Once again, we asked the bishop to identify blog posts he found offensive, so that we could discuss them, and I could make corrections. And once again, the bishop declined to have such a discussion. 

He continued:

The bishop’s letter to you provides titles of posts and quotes from them. He provides no context. All of these posts involve fairly long and complex subject matter, and all of them have a careful line of argument. In his letter to you, the bishop simply ignores the issues at hand.

In my blog, I have tried to engage the facts about the sex-abuse scandal in the Church. We can trust God to lead us forward, when we live in the truth. By writing out my point-of-view on my blog, I have opened my mind and heart to you. I will continue to do so. I think that’s the best way, the most truly Catholic and Christian way. I believe open and honest self-expression offers the path to true harmony and unity in our Church.
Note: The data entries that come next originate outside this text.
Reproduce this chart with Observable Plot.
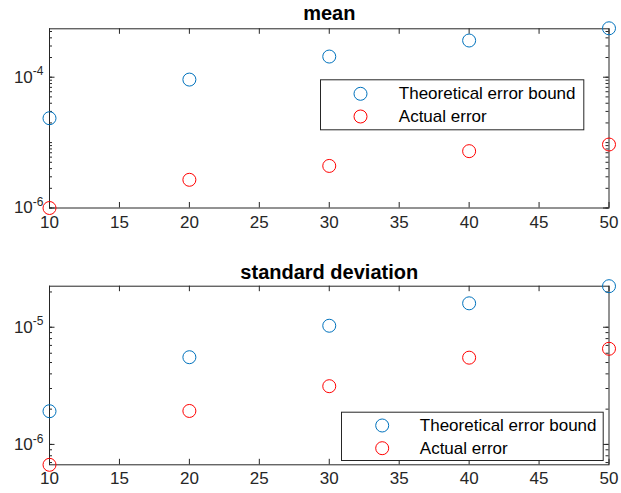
<!DOCTYPE html>
<html><head><meta charset="utf-8">
<script src="https://cdn.jsdelivr.net/npm/d3@7"></script>
<script src="https://cdn.jsdelivr.net/npm/@observablehq/plot@0.6"></script>
<style>
html,body{margin:0;padding:0;background:#fff;}
#chart svg{display:block;}
</style></head><body><div id="chart"></div>
<script>
// ---- data ----
const n = [10, 20, 30, 40, 50];
const seriesNames = ["Theoretical error bound", "Actual error"];
const seriesColors = ["#0072BD", "#FF0000"];
const meanBound  = [2.36e-5, 9.2e-5, 2.07e-4, 3.64e-4, 5.6e-4];
const meanActual = [1.0e-6, 2.7e-6, 4.4e-6, 7.4e-6, 9.35e-6];
const sdBound    = [1.92e-6, 5.55e-6, 1.03e-5, 1.6e-5, 2.24e-5];
const sdActual   = [6.7e-7, 1.93e-6, 3.14e-6, 5.5e-6, 6.55e-6];
const xTicks = [10, 15, 20, 25, 30, 35, 40, 45, 50];
const meanYTicks = [1e-6, 1e-4];
const sdYTicks = [1e-6, 1e-5];
const meanDomain = [1e-6, 5.5e-4];
const sdDomain = [6.7e-7, 2.24e-5];

const FONT = "'Liberation Sans', Arial, Helvetica, sans-serif";
const AX = "#262626";

function minorTicks([lo, hi]) {
  const out = [];
  for (let e = Math.floor(Math.log10(lo)); e <= Math.ceil(Math.log10(hi)); e++)
    for (let k = 1; k < 10; k++) {
      const v = k * Math.pow(10, e);
      if (v >= lo * 0.999 && v <= hi * 1.001) out.push(v);
    }
  return out;
}

function panel(cfg) {
  const data = [];
  n.forEach((x, i) => {
    data.push({n: x, value: cfg.bound[i], series: seriesNames[0]});
    data.push({n: x, value: cfg.actual[i], series: seriesNames[1]});
  });
  const W = 621 - cfg.ml - cfg.mr;
  const H = cfg.height - cfg.mt - cfg.mb;
  const minor = minorTicks(cfg.domain);
  const lg = cfg.legend;
  const marks = [
    Plot.frame({stroke: AX, strokeWidth: 1}),
    Plot.tickX(xTicks, {x: d => d, insetTop: H - 5.5, stroke: AX}),
    Plot.tickX(xTicks, {x: d => d, insetBottom: H - 5.5, stroke: AX}),
    Plot.tickY(minor, {y: d => d, insetRight: W - 3, stroke: AX}),
    Plot.tickY(minor, {y: d => d, insetLeft: W - 3, stroke: AX}),
    Plot.tickY(cfg.yTicks, {y: d => d, insetRight: W - 5.5, stroke: AX}),
    Plot.tickY(cfg.yTicks, {y: d => d, insetLeft: W - 5.5, stroke: AX}),
    Plot.axisX({ticks: xTicks, tickSize: 0, tickPadding: 7.5, label: null, fill: AX, tickFormat: d => String(d)}),
    Plot.axisY({ticks: cfg.yTicks, tickSize: 0, tickPadding: 6, label: null, fill: AX,
      tickFormat: d => "10^" + Math.round(Math.log10(d))}),
    Plot.dot(data, {x: "n", y: "value", stroke: "series", r: 6.5, strokeWidth: 1, fill: "none"}),
    Plot.frame({fill: "white", stroke: AX, strokeWidth: 1,
      insetLeft: lg.left, insetRight: lg.right, insetTop: lg.top, insetBottom: lg.bottom}),
    Plot.text([cfg.title], {text: d => d, frameAnchor: "top", dy: -cfg.titleGap, lineAnchor: "bottom",
      fontWeight: "bold", fontSize: 20, fill: "#000"})
  ];
  seriesNames.forEach((name, i) => {
    marks.push(Plot.dot([name], {frameAnchor: "top-left", dx: lg.dotX, dy: lg.rows[i],
      stroke: () => name, r: 6.5, strokeWidth: 1, fill: "none"}));
    marks.push(Plot.text([name], {text: d => d, frameAnchor: "top-left", dx: lg.textX, dy: lg.rows[i],
      textAnchor: "start", lineAnchor: "middle", fontSize: 17, fill: "#000"}));
  });
  const svg = Plot.plot({
    width: 621, height: cfg.height,
    marginLeft: cfg.ml, marginRight: cfg.mr, marginTop: cfg.mt, marginBottom: cfg.mb,
    style: {fontFamily: FONT, fontSize: "17px", background: "white", overflow: "visible"},
    x: {domain: [10, 50]},
    y: {type: "log", domain: cfg.domain},
    color: {domain: seriesNames, range: seriesColors},
    marks
  });
  // superscript exponents on y tick labels
  d3.select(svg).selectAll("text").each(function () {
    const t = this.textContent;
    const m = /^10\^(-?\d+)$/.exec(t);
    if (!m) return;
    const sel = d3.select(this);
    sel.text(null);
    sel.append("tspan").text("10");
    sel.append("tspan").attr("font-size", 12).attr("dy", "-0.6em").text(m[1]);
  });
  return svg;
}

const chart = document.getElementById("chart");
chart.appendChild(panel({
  title: "mean", bound: meanBound, actual: meanActual, domain: meanDomain, yTicks: meanYTicks,
  height: 250, ml: 49, mr: 12.5, mt: 28.3, mb: 42.5, titleGap: 8.5,
  legend: {left: 271, right: 25.2, top: 51, bottom: 78.2, dotX: 311, textX: 349.3, rows: [65, 87.7]}
}));
chart.appendChild(panel({
  title: "standard deviation", bound: sdBound, actual: sdActual, domain: sdDomain, yTicks: sdYTicks,
  height: 243, ml: 49, mr: 12.5, mt: 35.7, mb: 28.7, titleGap: 7.5,
  legend: {left: 292, right: 5.8, top: 126, bottom: 4.3, dotX: 332.7, textX: 370.3, rows: [139.3, 162]}
}));
</script></body></html>
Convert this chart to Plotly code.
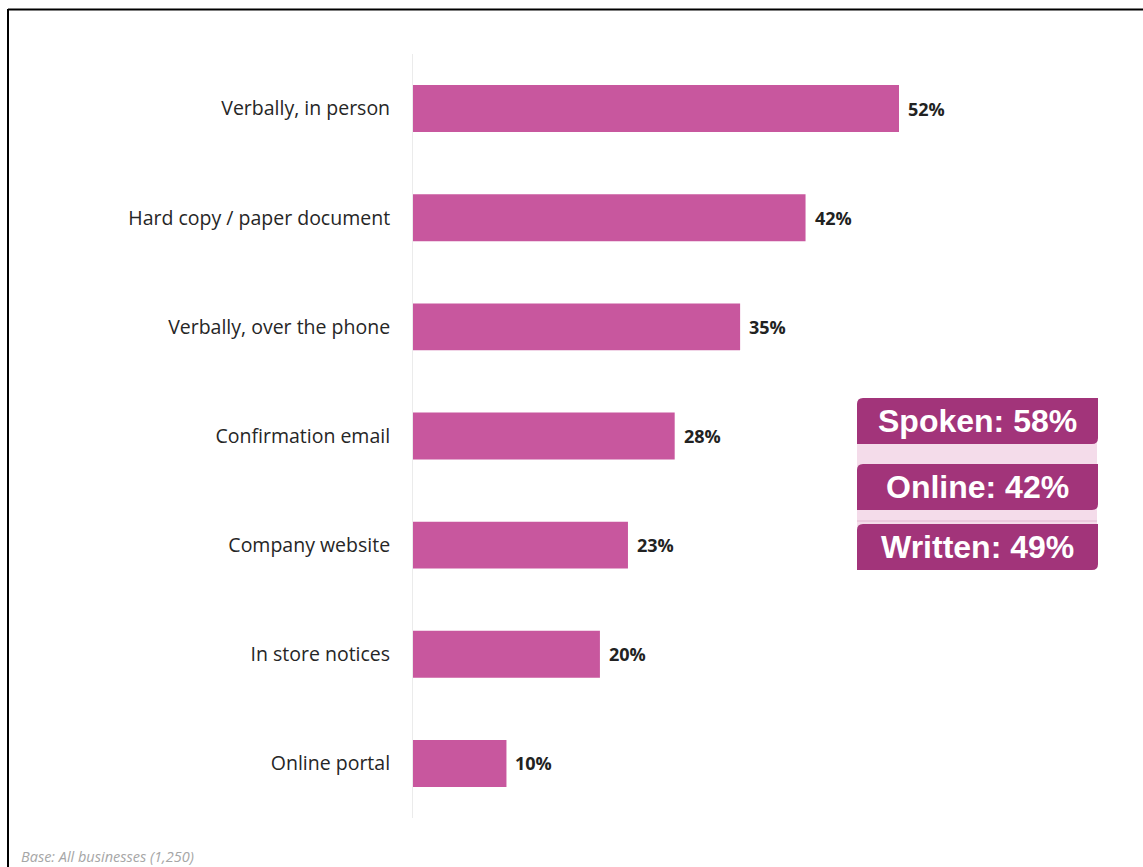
import plotly.graph_objects as go

# Share of businesses using each communication channel
channels = [
    "Verbally, in person",
    "Hard copy / paper document",
    "Verbally, over the phone",
    "Confirmation email",
    "Company website",
    "In store notices",
    "Online portal",
]
shares = [52, 42, 35, 28, 23, 20, 10]

# Grouped summary totals
group_names = ["Spoken", "Online", "Written"]
group_shares = [58, 42, 49]

footnote = "Base: All businesses (1,250)"

W, H = 1143, 867
L, R, T, B = 413, 76, 54, 49
PW, PH = W - L - R, H - T - B

BAR = "#C8579E"
BOX = "#A2347A"
BAND = "#F4DCEA"


def px_x(p):
    return (p - L) / PW


def px_y(p):
    return 1 - (p - T) / PH


def rounded_box(x0, y0, x1, y1, r):
    # top-left and bottom-right corners rounded, in pixel units
    pts = [
        f"M {px_x(x0 + r)},{px_y(y0)}",
        f"L {px_x(x1)},{px_y(y0)}",
        f"L {px_x(x1)},{px_y(y1 - r)}",
        f"Q {px_x(x1)},{px_y(y1)} {px_x(x1 - r)},{px_y(y1)}",
        f"L {px_x(x0)},{px_y(y1)}",
        f"L {px_x(x0)},{px_y(y0 + r)}",
        f"Q {px_x(x0)},{px_y(y0)} {px_x(x0 + r)},{px_y(y0)}",
        "Z",
    ]
    return " ".join(pts)


fig = go.Figure(
    go.Bar(
        x=shares,
        y=channels,
        orientation="h",
        marker=dict(color=BAR, line=dict(width=0)),
        width=0.43,
        hoverinfo="skip",
    )
)

annotations = []
for ch, v in zip(channels, shares):
    annotations.append(
        dict(
            x=v, y=ch, xref="x", yref="y",
            text=f"<b>{v}%</b>", showarrow=False,
            xanchor="left", yanchor="middle", xshift=7,
            font=dict(family="Open Sans", size=18, color="#222222"),
        )
    )

shapes = []
# frame lines
shapes.append(dict(type="line", xref="paper", yref="paper",
                   x0=px_x(8), x1=px_x(W), y0=px_y(9.5), y1=px_y(9.5),
                   line=dict(color="black", width=2)))
shapes.append(dict(type="line", xref="paper", yref="paper",
                   x0=px_x(8), x1=px_x(8), y0=px_y(9), y1=px_y(H),
                   line=dict(color="black", width=2)))

# summary panel
bx0, bx1 = 857, 1098
box_rows = [(398, 444), (464, 510), (524, 570)]
shapes.append(dict(type="rect", xref="paper", yref="paper",
                   x0=px_x(bx0), x1=px_x(bx1 - 1), y0=px_y(440), y1=px_y(528),
                   fillcolor=BAND, line=dict(width=0), layer="above"))
shapes.append(dict(type="line", xref="paper", yref="paper",
                   x0=px_x(bx0), x1=px_x(bx1 - 1), y0=px_y(521), y1=px_y(521),
                   line=dict(color="#E8C3D8", width=1.5), layer="above"))
for (y0, y1), name, val in zip(box_rows, group_names, group_shares):
    shapes.append(dict(type="path", xref="paper", yref="paper",
                       path=rounded_box(bx0, y0, bx1, y1, 6),
                       fillcolor=BOX, line=dict(width=0), layer="above"))
    annotations.append(
        dict(
            x=px_x((bx0 + bx1) / 2), y=px_y((y0 + y1) / 2),
            xref="paper", yref="paper",
            text=f"<b>{name}: {val}%</b>", showarrow=False,
            xanchor="center", yanchor="middle",
            font=dict(family="Liberation Sans, Arial", size=32, color="white"),
        )
    )

annotations.append(
    dict(
        x=px_x(19), y=px_y(857), xref="paper", yref="paper",
        text=f"<i>{footnote}</i>", showarrow=False,
        xanchor="left", yanchor="middle",
        font=dict(family="Open Sans", size=14.5, color="#A6A6A6"),
    )
)

fig.update_layout(
    width=W, height=H,
    margin=dict(l=L, r=R, t=T, b=B, autoexpand=False),
    paper_bgcolor="white", plot_bgcolor="white",
    showlegend=False,
    xaxis=dict(range=[0, PW / ((899 - 413) / 52)], visible=False, fixedrange=True),
    yaxis=dict(
        autorange="reversed",
        showgrid=False, zeroline=False,
        showline=True, linecolor="#EBEBEB", linewidth=1,
        ticks="", ticklabelstandoff=18,
        tickfont=dict(family="Open Sans", size=19.5, color="#262626"),
        fixedrange=True,
    ),
    shapes=shapes,
    annotations=annotations,
)

fig.write_html("out.html")
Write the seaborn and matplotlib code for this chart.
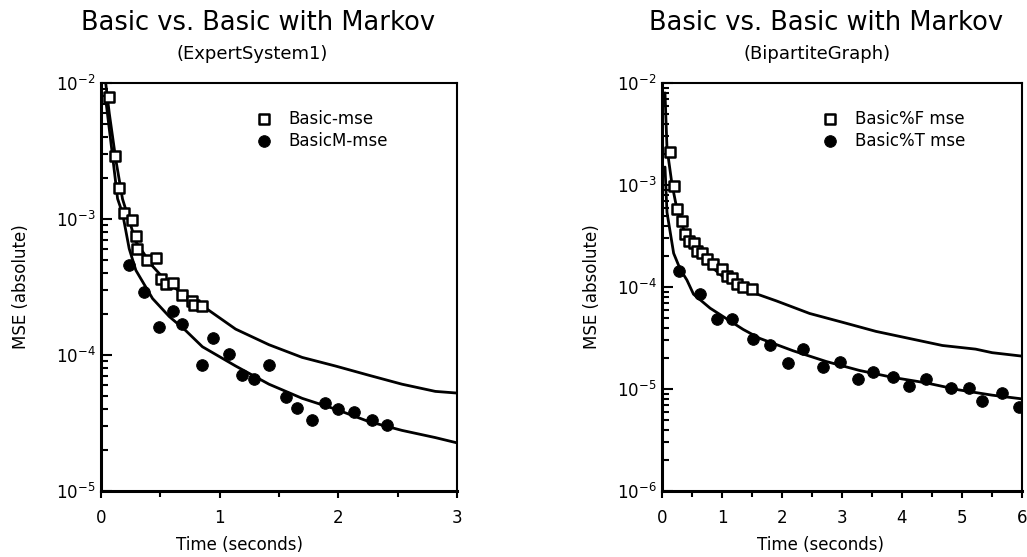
import numpy as np
import pandas as pd
import matplotlib
matplotlib.use('Agg')
import matplotlib.pyplot as plt
import matplotlib.ticker as mticker
import seaborn as sns

# ExpertSystem1 panel
es_basic_t = [0.07, 0.12, 0.154, 0.196, 0.26, 0.294, 0.308, 0.39, 0.46, 0.505,
              0.547, 0.608, 0.687, 0.765, 0.785, 0.855]
es_basic_mse = [7.9e-3, 2.9e-3, 1.69e-3, 1.1e-3, 9.8e-4, 7.5e-4, 6.05e-4, 5.0e-4,
                5.2e-4, 3.6e-4, 3.3e-4, 3.4e-4, 2.76e-4, 2.5e-4, 2.33e-4, 2.3e-4]
es_markov_t = [0.233, 0.364, 0.49, 0.603, 0.687, 0.855, 0.945, 1.08, 1.186, 1.29,
               1.416, 1.556, 1.654, 1.775, 1.892, 1.999, 2.131, 2.285, 2.41]
es_markov_mse = [4.6e-4, 2.9e-4, 1.6e-4, 2.1e-4, 1.7e-4, 8.5e-5, 1.34e-4, 1.02e-4,
                 7.1e-5, 6.7e-5, 8.5e-5, 4.95e-5, 4.1e-5, 3.34e-5, 4.4e-5, 4.0e-5,
                 3.78e-5, 3.34e-5, 3.05e-5]
es_fit_basic_t = [0.04, 0.07, 0.126, 0.182, 0.294, 0.435, 0.575, 0.855, 1.135, 1.416,
                  1.696, 1.976, 2.257, 2.537, 2.818, 3.0]
es_fit_basic = [1.0e-2, 6.0e-3, 2.7e-3, 1.4e-3, 6.8e-4, 4.5e-4, 3.3e-4, 2.3e-4, 1.55e-4,
                1.19e-4, 9.6e-5, 8.3e-5, 7.1e-5, 6.1e-5, 5.4e-5, 5.25e-5]
es_fit_markov_t = [0.04, 0.098, 0.14, 0.182, 0.238, 0.294, 0.435, 0.575, 0.715, 0.855,
                   1.135, 1.416, 1.696, 1.976, 2.257, 2.537, 2.818, 3.0]
es_fit_markov = [7.6e-3, 2.9e-3, 1.41e-3, 1.1e-3, 6.05e-4, 4.2e-4, 2.6e-4, 1.92e-4,
                 1.51e-4, 1.15e-4, 8.3e-5, 6.1e-5, 4.8e-5, 4.0e-5, 3.24e-5, 2.79e-5,
                 2.47e-5, 2.26e-5]

# BipartiteGraph panel
bg_f_t = [0.138, 0.194, 0.249, 0.332, 0.387, 0.442, 0.525, 0.581, 0.664, 0.747,
          0.857, 0.996, 1.079, 1.161, 1.244, 1.355, 1.493]
bg_f_mse = [2.1e-3, 9.8e-4, 5.8e-4, 4.4e-4, 3.3e-4, 2.83e-4, 2.72e-4, 2.23e-4, 2.14e-4,
            1.9e-4, 1.68e-4, 1.49e-4, 1.27e-4, 1.22e-4, 1.08e-4, 1.0e-4, 9.6e-5]
bg_t_t = [0.277, 0.636, 0.913, 1.161, 1.521, 1.798, 2.102, 2.351, 2.683, 2.959,
          3.263, 3.512, 3.844, 4.121, 4.397, 4.812, 5.116, 5.337, 5.669, 5.946]
bg_t_mse = [1.43e-4, 8.5e-5, 4.9e-5, 4.9e-5, 3.1e-5, 2.67e-5, 1.79e-5, 2.46e-5, 1.65e-5,
            1.86e-5, 1.25e-5, 1.46e-5, 1.3e-5, 1.06e-5, 1.25e-5, 1.02e-5, 1.02e-5,
            7.7e-6, 9.05e-6, 6.6e-6]
bg_fit_f_t = [0.05, 0.083, 0.166, 0.249, 0.387, 0.525, 0.802, 1.079, 1.493, 1.908,
              2.461, 3.014, 3.567, 4.121, 4.674, 5.227, 5.503, 6.0]
bg_fit_f = [8e-3, 2.3e-3, 1.02e-3, 5.8e-4, 3.3e-4, 2.4e-4, 1.62e-4, 1.17e-4, 8.9e-5,
            7.3e-5, 5.5e-5, 4.5e-5, 3.67e-5, 3.13e-5, 2.67e-5, 2.46e-5, 2.27e-5, 2.1e-5]
bg_fit_t_t = [0.05, 0.083, 0.194, 0.304, 0.415, 0.525, 0.802, 1.079, 1.355, 1.632,
              2.185, 2.738, 3.291, 3.844, 4.397, 4.95, 5.503, 6.0]
bg_fit_t = [1.5e-3, 5.4e-4, 2.14e-4, 1.49e-4, 1.17e-4, 8.5e-5, 6.2e-5, 4.87e-5, 3.83e-5,
            3.13e-5, 2.37e-5, 1.86e-5, 1.52e-5, 1.3e-5, 1.15e-5, 9.8e-6, 8.7e-6, 8.0e-6]

sns.set_style('ticks')
plt.rcParams['font.family'] = ['DejaVu Sans']
plt.rcParams['text.color'] = 'black'
plt.rcParams['axes.labelcolor'] = 'black'
plt.rcParams['xtick.color'] = 'black'
plt.rcParams['ytick.color'] = 'black'
plt.rcParams['axes.edgecolor'] = 'black'
plt.rcParams['axes.unicode_minus'] = False

fig = plt.figure(figsize=(10.27, 5.57), dpi=100)
ax1 = fig.add_axes([0.0983, 0.1185, 0.3466, 0.7325])
ax2 = fig.add_axes([0.6446, 0.1185, 0.3505, 0.7325])


def draw_panel(ax, sq_t, sq_y, ci_t, ci_y, l1_t, l1_y, l2_t, l2_y, sq_lab, ci_lab):
    sns.lineplot(x=l1_t, y=l1_y, ax=ax, color='black', lw=2, sort=False)
    sns.lineplot(x=l2_t, y=l2_y, ax=ax, color='black', lw=2, sort=False)
    sns.scatterplot(x=sq_t, y=sq_y, ax=ax, marker='s', s=55, facecolor='white',
                    edgecolor='black', linewidth=1.8, label=sq_lab, zorder=3)
    sns.scatterplot(x=ci_t, y=ci_y, ax=ax, marker='o', s=70, color='black',
                    edgecolor='black', label=ci_lab, zorder=3)
    ax.set_yscale('log')
    ax.yaxis.set_major_formatter(mticker.LogFormatterSciNotation())
    ax.yaxis.set_minor_locator(mticker.LogLocator(base=10, subs=np.arange(2, 10)))
    ax.yaxis.set_minor_formatter(mticker.NullFormatter())
    ax.tick_params(axis='y', which='major', direction='in', length=8, width=1.5,
                   labelsize=12, pad=4, left=True)
    ax.tick_params(axis='y', which='minor', direction='in', length=5, width=1.5, left=True)
    ax.tick_params(axis='x', which='major', direction='out', length=5, width=1.5,
                   labelsize=12, pad=8, bottom=True)
    ax.tick_params(axis='x', which='minor', direction='out', length=4, width=1.5, bottom=True)
    ax.xaxis.set_minor_locator(mticker.MultipleLocator(0.5))
    for side in ['left', 'bottom']:
        ax.spines[side].set_linewidth(2.2)
    for side in ['top', 'right']:
        ax.spines[side].set_visible(True)
        ax.spines[side].set_linewidth(1.5)
    ax.set_xlabel('Time (seconds)', fontsize=12)
    ax.set_ylabel('MSE (absolute)', fontsize=12)
    leg = ax.legend(frameon=False, fontsize=12, loc='upper left', labelspacing=0.25,
                    handletextpad=1.0, borderpad=0, handlelength=1.0)
    return leg


draw_panel(ax1, es_basic_t, es_basic_mse, es_markov_t, es_markov_mse,
           es_fit_basic_t, es_fit_basic, es_fit_markov_t, es_fit_markov,
           'Basic-mse', 'BasicM-mse')
ax1.set_xlim(0, 3)
ax1.set_ylim(1e-5, 1e-2)
ax1.set_xticks([0, 1, 2, 3])
ax1.legend_.set_bbox_to_anchor((0.41, 0.955))
ax1.xaxis.set_label_coords(0.39, -0.11)
ax1.yaxis.set_label_coords(-0.2, 0.5)

draw_panel(ax2, bg_f_t, bg_f_mse, bg_t_t, bg_t_mse,
           bg_fit_f_t, bg_fit_f, bg_fit_t_t, bg_fit_t,
           'Basic%F mse', 'Basic%T mse')
ax2.set_xlim(0, 6)
ax2.set_ylim(1e-6, 1e-2)
ax2.set_xticks([0, 1, 2, 3, 4, 5, 6])
ax2.legend_.set_bbox_to_anchor((0.42, 0.955))
ax2.xaxis.set_label_coords(0.44, -0.11)
ax2.yaxis.set_label_coords(-0.17, 0.5)

fig.text(0.251, 0.959, 'Basic vs. Basic with Markov', ha='center', va='center', fontsize=18.5)
fig.text(0.246, 0.903, '(ExpertSystem1)', ha='center', va='center', fontsize=13)
fig.text(0.804, 0.959, 'Basic vs. Basic with Markov', ha='center', va='center', fontsize=18.5)
fig.text(0.796, 0.903, '(BipartiteGraph)', ha='center', va='center', fontsize=13)

plt.savefig('out.png', dpi=100)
Bishop Knestout has helped us all with his letter. He has given us an opportunity to reflect on the state of our beloved Church. He has reminded us about Christian obedience: namely, that we must always seek the will of Christ, and follow it with unsparing love and devotion.

It’s been a little over a week since Fr. White received the news from Bishop Knestout that he had been abruptly reassigned.  He says he hopes that the bishop will follow canon law in dealing with his appeal to remain as pastors at St. Joseph’s and St. Francis of Assisi.  

“But he’s given me no reason to believe that that’s what he’s going to do,” White told Crux recently. “I believe his next move is to not cooperate in the removal of a pastor procedure but to initiate a dismissal procedure based on me not obeying him.”

“And I hope that I will get justice in that process, but part of what I’ve been writing about is the fact that the quest for justice by victims in the Church has been almost impossible to see through in the end,” White continued.

“I want it to be clear that I want to be an obedient priest. All I want to do is do my duty as a priest, I don’t want to be a hero,” he added. “I’m resisting the bishop at this moment to guarantee that we follow the rules properly.”